━━━ Dataset extract

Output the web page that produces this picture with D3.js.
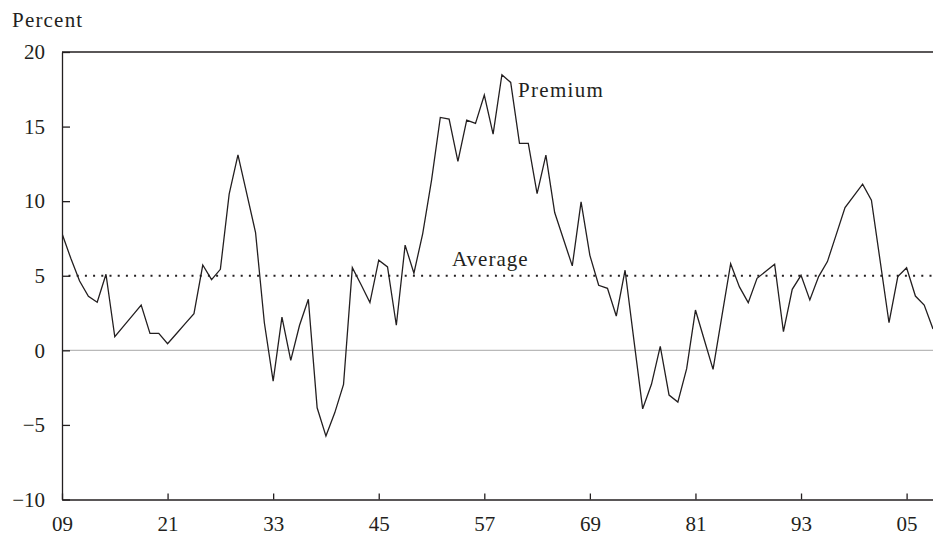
<!DOCTYPE html>
<html>
<head>
<meta charset="utf-8">
<script src="https://cdn.jsdelivr.net/npm/d3@7/dist/d3.min.js"></script>
<style>
  html, body { margin: 0; padding: 0; background: #fff; }
  svg { display: block; }
  text { font-family: "Liberation Serif", "Times New Roman", serif; fill: #231f20; }
</style>
</head>
<body>
<svg id="chart" width="933" height="539"></svg>
<script>
// ---- data ----
const startYear = 1909;
const premium = [
  7.83, 6.17, 4.65, 3.62, 3.22, 5.10, 0.91, 1.62, 2.33, 3.04,   // 1909-1918
  1.14, 1.14, 0.44, 1.11, 1.79, 2.46, 5.72, 4.74, 5.43, 10.47,  // 1919-1928
  13.10, 10.50, 7.90, 1.85, -2.06, 2.23, -0.67, 1.68, 3.42, -3.85, // 1929-1938
  -5.75, -4.19, -2.28, 5.54, 4.40, 3.20, 6.04, 5.59, 1.68, 7.05,  // 1939-1948
  5.17, 7.83, 11.40, 15.61, 15.50, 12.66, 15.44, 15.21, 17.11, 14.50, // 1949-1958
  18.48, 17.96, 13.87, 13.87, 10.51, 13.09, 9.24, 7.45, 5.66, 9.95,  // 1959-1968
  6.37, 4.36, 4.16, 2.30, 5.37, 0.70, -3.92, -2.28, 0.27, -3.00,     // 1969-1978
  -3.47, -1.23, 2.70, 0.71, -1.28, 2.27, 5.81, 4.25, 3.20, 4.83,     // 1979-1988
  5.30, 5.77, 1.25, 4.09, 5.03, 3.38, 4.94, 5.95, 7.76, 9.57,        // 1989-1998
  10.36, 11.14, 10.07, 5.96, 1.85, 4.94, 5.54, 3.64, 3.04, 1.43      // 1999-2008
];
const years = premium.map((_, i) => startYear + i);
const average = 5;
const xTickYears = [1909, 1921, 1933, 1945, 1957, 1969, 1981, 1993, 2005];
const xTickLabels = ["09", "21", "33", "45", "57", "69", "81", "93", "05"];
const yTicks = [-10, -5, 0, 5, 10, 15, 20];
const yLabel = "Percent";
const seriesLabel = "Premium";
const averageLabel = "Average";

// ---- layout ----
const svg = d3.select("#chart");
const mLeft = 62, mRight = 933, mTop = 52, mBottom = 499.5;

const x = d3.scaleLinear().domain([years[0], years[years.length - 1]]).range([mLeft, mRight]);
const y = d3.scaleLinear().domain([-10, 20]).range([mBottom, mTop]);

svg.append("defs").append("clipPath").attr("id", "plotClip")
  .append("rect").attr("x", mLeft).attr("y", mTop).attr("width", mRight - mLeft).attr("height", mBottom - mTop);

// zero line
svg.append("line")
  .attr("x1", mLeft).attr("x2", mRight)
  .attr("y1", y(0)).attr("y2", y(0))
  .attr("stroke", "#b9b9b9").attr("stroke-width", 1.2);

// average dotted line
svg.append("line")
  .attr("x1", mLeft + 6.5).attr("x2", mRight)
  .attr("y1", y(average)).attr("y2", y(average))
  .attr("stroke", "#231f20").attr("stroke-width", 2.2)
  .attr("stroke-dasharray", "2 6.2");

// premium line
const line = d3.line().x((d, i) => x(years[i])).y(d => y(d));
svg.append("path")
  .datum(premium)
  .attr("clip-path", "url(#plotClip)")
  .attr("fill", "none")
  .attr("stroke", "#231f20")
  .attr("stroke-width", 1.3)
  .attr("stroke-linejoin", "miter")
  .attr("d", line);

// y axis (ticks pointing inward)
const yAxis = d3.axisLeft(y).tickValues(yTicks).tickSizeInner(-8).tickSizeOuter(0)
  .tickFormat(d => d < 0 ? "\u2212" + Math.abs(d) : String(d)).tickPadding(17);
const gy = svg.append("g").attr("transform", `translate(${mLeft},0)`).call(yAxis);
gy.select(".domain").attr("stroke", "#231f20").attr("stroke-width", 1.3);
gy.selectAll(".tick line").attr("stroke", "#231f20").attr("stroke-width", 1.3);
gy.selectAll(".tick text").attr("font-size", 21).attr("font-family", "Liberation Serif").attr("fill", "#231f20");

// x axis (ticks pointing up)
const xAxis = d3.axisBottom(x).tickValues(xTickYears).tickSizeInner(-6).tickSizeOuter(0)
  .tickFormat((d, i) => xTickLabels[i]).tickPadding(17);
const gx = svg.append("g").attr("transform", `translate(0,${mBottom})`).call(xAxis);
gx.select(".domain").attr("stroke", "#231f20").attr("stroke-width", 1.3);
gx.selectAll(".tick line").attr("stroke", "#231f20").attr("stroke-width", 1.3);
gx.selectAll(".tick text").attr("font-size", 21).attr("font-family", "Liberation Serif").attr("fill", "#231f20");

// top border
svg.append("line")
  .attr("x1", mLeft).attr("x2", mRight).attr("y1", mTop).attr("y2", mTop)
  .attr("stroke", "#231f20").attr("stroke-width", 1.3);

// labels
svg.append("text").attr("x", 12).attr("y", 27)
  .attr("font-size", 21).attr("letter-spacing", 1.2).text(yLabel);
svg.append("text").attr("x", 518).attr("y", 97)
  .attr("font-size", 21).attr("letter-spacing", 1.3).text(seriesLabel);
svg.append("text").attr("x", 452).attr("y", 266)
  .attr("font-size", 21).attr("letter-spacing", 1.0).text(averageLabel);
</script>
</body>
</html>
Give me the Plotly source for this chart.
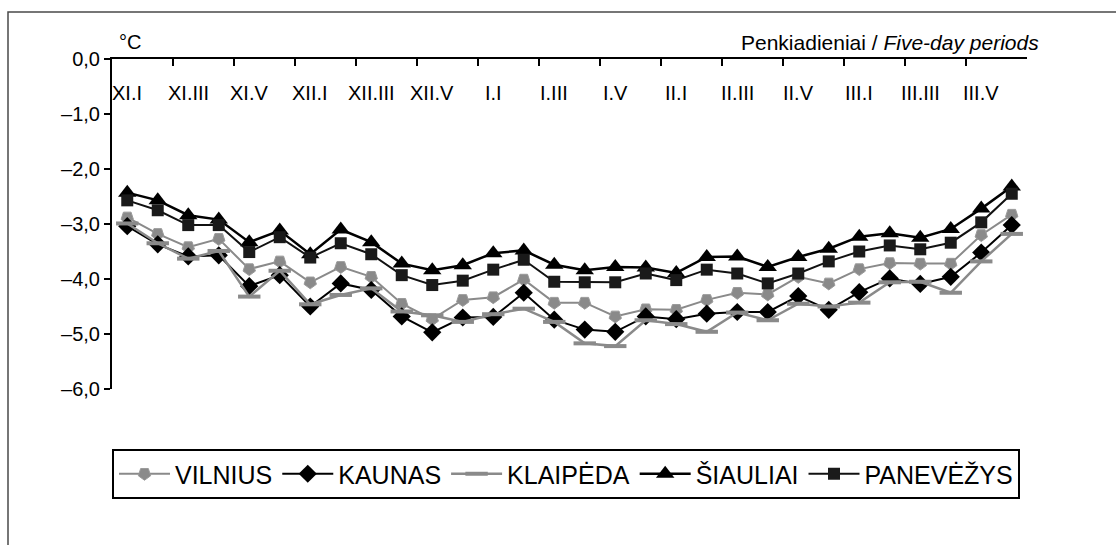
import plotly.graph_objects as go

# Five-day periods, November to March (6 per month)
periods = [f"{m}.{p}" for m in ["XI", "XII", "I", "II", "III"]
           for p in ["I", "II", "III", "IV", "V", "VI"]]
label_periods = periods[::2]

vilnius = [-2.88, -3.18, -3.42, -3.27, -3.82, -3.68, -4.06, -3.78, -3.96, -4.45,
           -4.73, -4.38, -4.33, -4.01, -4.43, -4.43, -4.68, -4.55, -4.56, -4.38,
           -4.25, -4.28, -3.96, -4.08, -3.82, -3.71, -3.72, -3.72, -3.20, -2.83]
kaunas = [-3.04, -3.37, -3.59, -3.57, -4.13, -3.93, -4.50, -4.08, -4.20, -4.68,
          -4.97, -4.70, -4.69, -4.25, -4.74, -4.92, -4.96, -4.68, -4.73, -4.63,
          -4.60, -4.60, -4.31, -4.56, -4.24, -3.99, -4.09, -3.96, -3.52, -3.02]
klaipeda = [-2.99, -3.35, -3.63, -3.49, -4.32, -3.85, -4.46, -4.29, -4.17, -4.59,
            -4.66, -4.78, -4.64, -4.54, -4.78, -5.17, -5.22, -4.75, -4.82, -4.96,
            -4.61, -4.75, -4.45, -4.50, -4.43, -4.06, -4.05, -4.25, -3.68, -3.18]
siauliai = [-2.43, -2.57, -2.84, -2.92, -3.33, -3.12, -3.55, -3.10, -3.33, -3.72,
            -3.84, -3.75, -3.53, -3.48, -3.74, -3.84, -3.78, -3.79, -3.89, -3.60,
            -3.59, -3.78, -3.60, -3.45, -3.23, -3.17, -3.25, -3.09, -2.72, -2.32]
panevezys = [-2.57, -2.75, -3.02, -3.02, -3.51, -3.24, -3.61, -3.35, -3.55, -3.93,
             -4.11, -4.03, -3.83, -3.65, -4.05, -4.06, -4.06, -3.90, -4.02, -3.83,
             -3.90, -4.08, -3.90, -3.68, -3.50, -3.39, -3.46, -3.34, -2.97, -2.45]

y_ticks = [0, -1, -2, -3, -4, -5, -6]
y_tick_text = ["0,0", "\u20131,0", "\u20132,0", "\u20133,0", "\u20134,0", "\u20135,0", "\u20136,0"]

GRAY = "#8a8a8a"
BLACK = "#000000"
x = list(range(len(periods)))

W, H = 1116, 545
L, R, T, B = 112, 89, 59, 156
pw, ph = W - L - R, H - T - B


def px_x(px):
    return (px - L) / pw


def px_y(py):
    return 1 - (py - T) / ph


fig = go.Figure()
fig.add_trace(go.Scatter(
    x=x, y=vilnius, name="VILNIUS", mode="lines+markers",
    line=dict(color=GRAY, width=2),
    marker=dict(symbol="pentagon", angle=180, size=13, color=GRAY,
                line=dict(color="#9a9a9a", width=1))))
fig.add_trace(go.Scatter(
    x=x, y=kaunas, name="KAUNAS", mode="lines+markers",
    line=dict(color=BLACK, width=2),
    marker=dict(symbol="diamond", size=14, color=BLACK)))
fig.add_trace(go.Scatter(
    x=x, y=klaipeda, name="KLAIP\u0116DA", mode="lines+markers",
    line=dict(color=GRAY, width=2.5),
    marker=dict(symbol="line-ew", size=16, color=GRAY,
                line=dict(color=GRAY, width=4))))
fig.add_trace(go.Scatter(
    x=x, y=siauliai, name="\u0160IAULIAI", mode="lines+markers",
    line=dict(color=BLACK, width=2.5),
    marker=dict(symbol="triangle-up", size=16, color=BLACK)))
fig.add_trace(go.Scatter(
    x=x, y=panevezys, name="PANEV\u0116\u017dYS", mode="lines+markers",
    line=dict(color="#111111", width=2),
    marker=dict(symbol="square", size=12, color="#1a1a1a")))

# period labels sit just under the top axis
for i, lab in enumerate(label_periods):
    fig.add_annotation(x=x[i * 2], y=px_y(93), xref="x", yref="paper", text=lab,
                       showarrow=False, font=dict(size=20, color="black"),
                       xanchor="center", yanchor="middle")

# axis-unit and axis-name text
fig.add_annotation(x=px_x(117), y=px_y(42), xref="paper", yref="paper", text="\u00b0C",
                   showarrow=False, xanchor="left", yanchor="middle",
                   font=dict(size=20, color="black"))
fig.add_annotation(x=px_x(1041), y=px_y(43), xref="paper", yref="paper",
                   text="Penkiadieniai / <i>Five-day periods</i>", showarrow=False,
                   xanchor="right", yanchor="middle", font=dict(size=21, color="black"))

# outer frame
fig.add_shape(type="rect", xref="paper", yref="paper",
              x0=px_x(8), x1=px_x(1130), y0=px_y(560), y1=px_y(12),
              line=dict(color="#4a4a4a", width=1.5), fillcolor="rgba(0,0,0,0)", layer="below")

fig.update_layout(
    width=W, height=H,
    margin=dict(l=L, r=R, t=T, b=B, pad=0),
    paper_bgcolor="white", plot_bgcolor="white",
    font=dict(family="Liberation Sans, Arial, sans-serif", color="black"),
    showlegend=True,
    legend=dict(orientation="h", xref="container", yref="container",
                x=112 / W, y=1 - 449 / H, xanchor="left", yanchor="top",
                bordercolor="black", borderwidth=2, bgcolor="white",
                font=dict(size=25, color="black"), itemwidth=51,
                tracegroupgap=0),
    xaxis=dict(side="top", range=[-0.5, 29.5], showgrid=False, zeroline=False,
               showline=True, linecolor="black", linewidth=2,
               tickmode="array", tickvals=[v - 0.5 for v in range(0, 31, 2)],
               ticktext=[""] * 16, ticks="inside", ticklen=7, tickwidth=2,
               tickcolor="black"),
    yaxis=dict(range=[-6, 0], showgrid=False, zeroline=False,
               showline=True, linecolor="black", linewidth=2,
               tickmode="array", tickvals=y_ticks, ticktext=y_tick_text,
               ticks="outside", ticklen=6, tickwidth=2, tickcolor="black",
               tickfont=dict(size=20, color="black")),
)

fig.write_html("out.html")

━━━━━━

### Exercise directions
In the listing above, find the line containing "Give me the Plotly source for this chart." and the line containing "label_periods = periods[::2]". Print those two lines and every line between them exactly, with no pictures.

### Solved exercise
Give me the Plotly source for this chart.
import plotly.graph_objects as go

# Five-day periods, November to March (6 per month)
periods = [f"{m}.{p}" for m in ["XI", "XII", "I", "II", "III"]
           for p in ["I", "II", "III", "IV", "V", "VI"]]
label_periods = periods[::2]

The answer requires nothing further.